'''
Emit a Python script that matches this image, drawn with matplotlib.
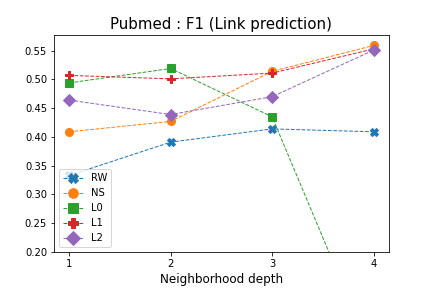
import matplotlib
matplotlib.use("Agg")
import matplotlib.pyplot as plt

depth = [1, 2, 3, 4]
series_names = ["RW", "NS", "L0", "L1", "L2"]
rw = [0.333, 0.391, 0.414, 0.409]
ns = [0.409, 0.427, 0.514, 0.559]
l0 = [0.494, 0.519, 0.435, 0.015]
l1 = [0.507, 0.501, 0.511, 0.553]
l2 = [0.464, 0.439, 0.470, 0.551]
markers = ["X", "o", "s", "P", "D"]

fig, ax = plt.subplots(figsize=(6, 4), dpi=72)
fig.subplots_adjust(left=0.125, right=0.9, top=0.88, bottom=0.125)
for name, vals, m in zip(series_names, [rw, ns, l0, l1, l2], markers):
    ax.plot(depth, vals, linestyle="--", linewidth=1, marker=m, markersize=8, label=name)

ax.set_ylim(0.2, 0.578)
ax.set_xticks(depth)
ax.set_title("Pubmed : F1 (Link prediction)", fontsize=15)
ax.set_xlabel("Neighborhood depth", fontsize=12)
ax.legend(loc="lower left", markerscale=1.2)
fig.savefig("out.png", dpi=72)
'''
_EXERCISE INSTRUCTIONS_
Transcribe all the data word for word; the images stay out.

_RESULT OF THIS EXERCISE_
Emit a Python script that matches this image, drawn with matplotlib.
import matplotlib
matplotlib.use("Agg")
import matplotlib.pyplot as plt

depth = [1, 2, 3, 4]
series_names = ["RW", "NS", "L0", "L1", "L2"]
rw = [0.333, 0.391, 0.414, 0.409]
ns = [0.409, 0.427, 0.514, 0.559]
l0 = [0.494, 0.519, 0.435, 0.015]
l1 = [0.507, 0.501, 0.511, 0.553]
l2 = [0.464, 0.439, 0.470, 0.551]
markers = ["X", "o", "s", "P", "D"]

fig, ax = plt.subplots(figsize=(6, 4), dpi=72)
fig.subplots_adjust(left=0.125, right=0.9, top=0.88, bottom=0.125)
for name, vals, m in zip(series_names, [rw, ns, l0, l1, l2], markers):
    ax.plot(depth, vals, linestyle="--", linewidth=1, marker=m, markersize=8, label=name)

ax.set_ylim(0.2, 0.578)
ax.set_xticks(depth)
ax.set_title("Pubmed : F1 (Link prediction)", fontsize=15)
ax.set_xlabel("Neighborhood depth", fontsize=12)
ax.legend(loc="lower left", markerscale=1.2)
fig.savefig("out.png", dpi=72)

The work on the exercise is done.